In the process, Mr. Reid did not disclose to Congress an earlier sale in which he transferred his land to a company created by a friend and took a financial stake in that company, according to records and interviews.

The Nevada Democrat's deal was engineered by Jay Brown, a longtime friend and former casino lawyer whose name surfaced in a major political bribery trial this summer and in previous organized-crime investigations. He has never been charged with wrongdoing -- except for a 1981 federal securities complaint that was settled out of court.

Land deeds obtained by the Associated Press during a review of Mr. Reid's business dealings show:

• In 1998, Mr. Reid bought undeveloped residential property on Las Vegas' booming outskirts for about $400,000. Mr. Reid bought one lot outright, and a second parcel jointly with Mr. Brown. One of the sellers was a developer who was benefiting from a government land swap that Mr. Reid supported. The seller never talked to Mr. Reid.

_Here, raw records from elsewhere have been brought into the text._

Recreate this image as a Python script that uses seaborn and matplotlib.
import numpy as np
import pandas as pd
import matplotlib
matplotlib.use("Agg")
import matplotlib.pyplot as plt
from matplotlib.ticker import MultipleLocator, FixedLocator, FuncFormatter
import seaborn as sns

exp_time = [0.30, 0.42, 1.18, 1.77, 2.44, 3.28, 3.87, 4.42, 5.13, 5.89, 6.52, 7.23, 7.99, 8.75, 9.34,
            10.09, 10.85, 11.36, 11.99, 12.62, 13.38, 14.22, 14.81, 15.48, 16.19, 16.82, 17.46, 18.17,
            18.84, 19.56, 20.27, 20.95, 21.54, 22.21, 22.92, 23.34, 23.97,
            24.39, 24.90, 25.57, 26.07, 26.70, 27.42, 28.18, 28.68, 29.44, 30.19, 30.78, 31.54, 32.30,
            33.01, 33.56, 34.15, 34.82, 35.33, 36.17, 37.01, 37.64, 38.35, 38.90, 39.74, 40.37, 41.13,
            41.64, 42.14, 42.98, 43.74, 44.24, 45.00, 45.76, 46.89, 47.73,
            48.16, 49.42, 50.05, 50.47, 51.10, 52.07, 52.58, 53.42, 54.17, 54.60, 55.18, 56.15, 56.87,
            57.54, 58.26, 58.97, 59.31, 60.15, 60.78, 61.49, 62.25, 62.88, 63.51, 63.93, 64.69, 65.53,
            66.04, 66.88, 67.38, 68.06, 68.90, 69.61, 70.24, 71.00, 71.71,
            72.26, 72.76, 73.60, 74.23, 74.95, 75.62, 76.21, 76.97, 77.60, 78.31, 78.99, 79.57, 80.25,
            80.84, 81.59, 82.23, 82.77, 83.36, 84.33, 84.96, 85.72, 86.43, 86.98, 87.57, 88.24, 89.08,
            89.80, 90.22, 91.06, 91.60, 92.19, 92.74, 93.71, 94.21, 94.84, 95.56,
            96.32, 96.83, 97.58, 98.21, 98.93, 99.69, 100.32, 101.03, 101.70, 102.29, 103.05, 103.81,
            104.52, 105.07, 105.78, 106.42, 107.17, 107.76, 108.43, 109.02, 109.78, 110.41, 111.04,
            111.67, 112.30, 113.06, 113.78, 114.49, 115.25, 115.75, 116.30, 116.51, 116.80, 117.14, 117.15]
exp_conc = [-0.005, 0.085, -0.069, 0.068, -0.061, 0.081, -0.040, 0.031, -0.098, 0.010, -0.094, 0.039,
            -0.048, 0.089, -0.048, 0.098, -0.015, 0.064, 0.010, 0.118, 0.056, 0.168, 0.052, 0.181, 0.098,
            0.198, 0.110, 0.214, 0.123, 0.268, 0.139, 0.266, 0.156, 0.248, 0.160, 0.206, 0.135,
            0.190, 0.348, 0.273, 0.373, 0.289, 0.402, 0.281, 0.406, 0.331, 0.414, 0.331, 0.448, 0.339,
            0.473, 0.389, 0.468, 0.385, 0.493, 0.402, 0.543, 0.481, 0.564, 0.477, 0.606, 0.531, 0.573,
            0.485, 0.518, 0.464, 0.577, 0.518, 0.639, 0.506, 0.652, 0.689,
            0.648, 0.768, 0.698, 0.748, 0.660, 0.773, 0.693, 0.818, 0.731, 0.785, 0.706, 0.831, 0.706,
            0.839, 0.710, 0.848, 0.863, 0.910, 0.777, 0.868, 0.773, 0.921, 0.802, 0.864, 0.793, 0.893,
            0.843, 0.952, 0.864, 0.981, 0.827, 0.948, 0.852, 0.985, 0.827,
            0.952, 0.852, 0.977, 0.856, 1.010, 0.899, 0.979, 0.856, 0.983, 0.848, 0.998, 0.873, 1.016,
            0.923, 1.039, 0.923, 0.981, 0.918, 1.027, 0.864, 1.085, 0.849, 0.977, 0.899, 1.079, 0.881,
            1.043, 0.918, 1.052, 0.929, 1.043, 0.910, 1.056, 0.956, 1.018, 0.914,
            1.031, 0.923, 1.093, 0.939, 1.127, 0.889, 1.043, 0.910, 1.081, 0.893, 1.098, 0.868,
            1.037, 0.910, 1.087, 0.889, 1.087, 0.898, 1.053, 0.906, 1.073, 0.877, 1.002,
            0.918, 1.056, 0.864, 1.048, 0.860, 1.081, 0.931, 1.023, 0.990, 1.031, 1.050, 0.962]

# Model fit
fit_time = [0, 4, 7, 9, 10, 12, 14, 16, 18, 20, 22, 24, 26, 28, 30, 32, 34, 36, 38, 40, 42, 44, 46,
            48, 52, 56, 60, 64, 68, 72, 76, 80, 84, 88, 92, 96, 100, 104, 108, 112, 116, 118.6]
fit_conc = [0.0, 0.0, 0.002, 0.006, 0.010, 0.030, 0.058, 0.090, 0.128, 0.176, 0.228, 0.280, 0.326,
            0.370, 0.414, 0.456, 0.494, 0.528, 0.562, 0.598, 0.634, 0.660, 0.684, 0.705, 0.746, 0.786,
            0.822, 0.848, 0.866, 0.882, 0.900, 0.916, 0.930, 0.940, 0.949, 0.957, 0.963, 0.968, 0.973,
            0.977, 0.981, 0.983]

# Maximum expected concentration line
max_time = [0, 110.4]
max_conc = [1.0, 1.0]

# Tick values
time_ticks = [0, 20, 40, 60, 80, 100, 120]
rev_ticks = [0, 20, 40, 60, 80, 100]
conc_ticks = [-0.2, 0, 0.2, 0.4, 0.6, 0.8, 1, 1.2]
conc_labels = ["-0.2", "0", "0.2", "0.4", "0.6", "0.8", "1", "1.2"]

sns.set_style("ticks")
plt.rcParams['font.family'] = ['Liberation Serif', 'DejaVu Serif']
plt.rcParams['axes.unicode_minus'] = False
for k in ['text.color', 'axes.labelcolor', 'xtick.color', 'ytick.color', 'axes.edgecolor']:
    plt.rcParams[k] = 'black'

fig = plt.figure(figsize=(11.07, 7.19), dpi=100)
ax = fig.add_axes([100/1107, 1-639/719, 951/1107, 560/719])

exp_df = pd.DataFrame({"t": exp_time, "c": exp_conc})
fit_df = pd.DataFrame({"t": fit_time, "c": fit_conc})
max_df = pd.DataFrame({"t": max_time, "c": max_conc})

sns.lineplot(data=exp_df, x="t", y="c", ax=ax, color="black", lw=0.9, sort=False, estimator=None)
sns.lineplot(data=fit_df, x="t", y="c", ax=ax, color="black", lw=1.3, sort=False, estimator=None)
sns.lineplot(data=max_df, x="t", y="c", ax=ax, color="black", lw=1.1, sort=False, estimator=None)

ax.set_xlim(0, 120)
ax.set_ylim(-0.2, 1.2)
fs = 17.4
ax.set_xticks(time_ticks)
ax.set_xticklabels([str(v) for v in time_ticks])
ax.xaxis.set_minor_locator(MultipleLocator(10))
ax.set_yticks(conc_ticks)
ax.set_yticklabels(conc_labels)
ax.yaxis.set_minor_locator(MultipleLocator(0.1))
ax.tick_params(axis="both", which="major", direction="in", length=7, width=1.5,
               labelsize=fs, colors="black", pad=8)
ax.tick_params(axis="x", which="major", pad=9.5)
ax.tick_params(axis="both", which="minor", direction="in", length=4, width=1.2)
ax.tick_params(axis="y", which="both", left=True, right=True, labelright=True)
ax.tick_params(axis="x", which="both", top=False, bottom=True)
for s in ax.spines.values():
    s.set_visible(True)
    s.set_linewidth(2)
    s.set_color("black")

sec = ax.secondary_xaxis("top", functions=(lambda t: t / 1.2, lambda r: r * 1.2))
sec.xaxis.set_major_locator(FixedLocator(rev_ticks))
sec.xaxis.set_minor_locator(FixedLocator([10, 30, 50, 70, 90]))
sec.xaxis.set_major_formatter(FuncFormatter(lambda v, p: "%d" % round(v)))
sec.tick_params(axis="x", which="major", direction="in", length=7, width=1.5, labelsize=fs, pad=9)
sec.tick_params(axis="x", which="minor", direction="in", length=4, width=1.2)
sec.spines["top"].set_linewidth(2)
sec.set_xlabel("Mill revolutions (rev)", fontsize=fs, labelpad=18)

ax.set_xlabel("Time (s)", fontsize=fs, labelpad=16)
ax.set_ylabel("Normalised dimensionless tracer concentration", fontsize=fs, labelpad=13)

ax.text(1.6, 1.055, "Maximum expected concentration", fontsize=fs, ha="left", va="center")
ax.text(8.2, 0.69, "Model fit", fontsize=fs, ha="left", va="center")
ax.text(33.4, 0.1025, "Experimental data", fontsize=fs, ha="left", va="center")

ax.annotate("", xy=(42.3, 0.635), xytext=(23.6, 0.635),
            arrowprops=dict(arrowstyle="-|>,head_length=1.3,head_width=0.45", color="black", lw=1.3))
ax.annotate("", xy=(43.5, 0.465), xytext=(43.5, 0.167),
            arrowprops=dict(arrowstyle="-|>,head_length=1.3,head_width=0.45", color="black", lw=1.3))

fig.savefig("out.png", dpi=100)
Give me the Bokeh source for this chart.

• In 2001, Mr. Reid sold the land for the same price to a limited liability corporation created by Mr. Brown. The senator didn't disclose the sale on his annual public ethics report or tell Congress he had a stake in Mr. Brown's company. He continued to report to Congress that he personally owned the land.

• After getting local officials to rezone the property for a shopping center, Mr. Brown's company sold the land in 2004 to other developers, and Mr. Reid took $1.1 million of the proceeds, nearly tripling the senator's investment. Mr. Reid reported it to Congress as a personal land sale.

The complex dealings allowed Mr. Reid to transfer ownership, legal liability and some tax consequences to Mr. Brown's company without public knowledge, but still collect a seven-figure payoff nearly three years later.

Mr. Reid hung up the phone when questioned about the deal during an AP interview last week.

In a press conference yesterday in Las Vegas, the senator said he thought he had done nothing wrong but was willing to change his ethics report's account of the sale if the Senate Select Committee on Ethics ordered him to do so.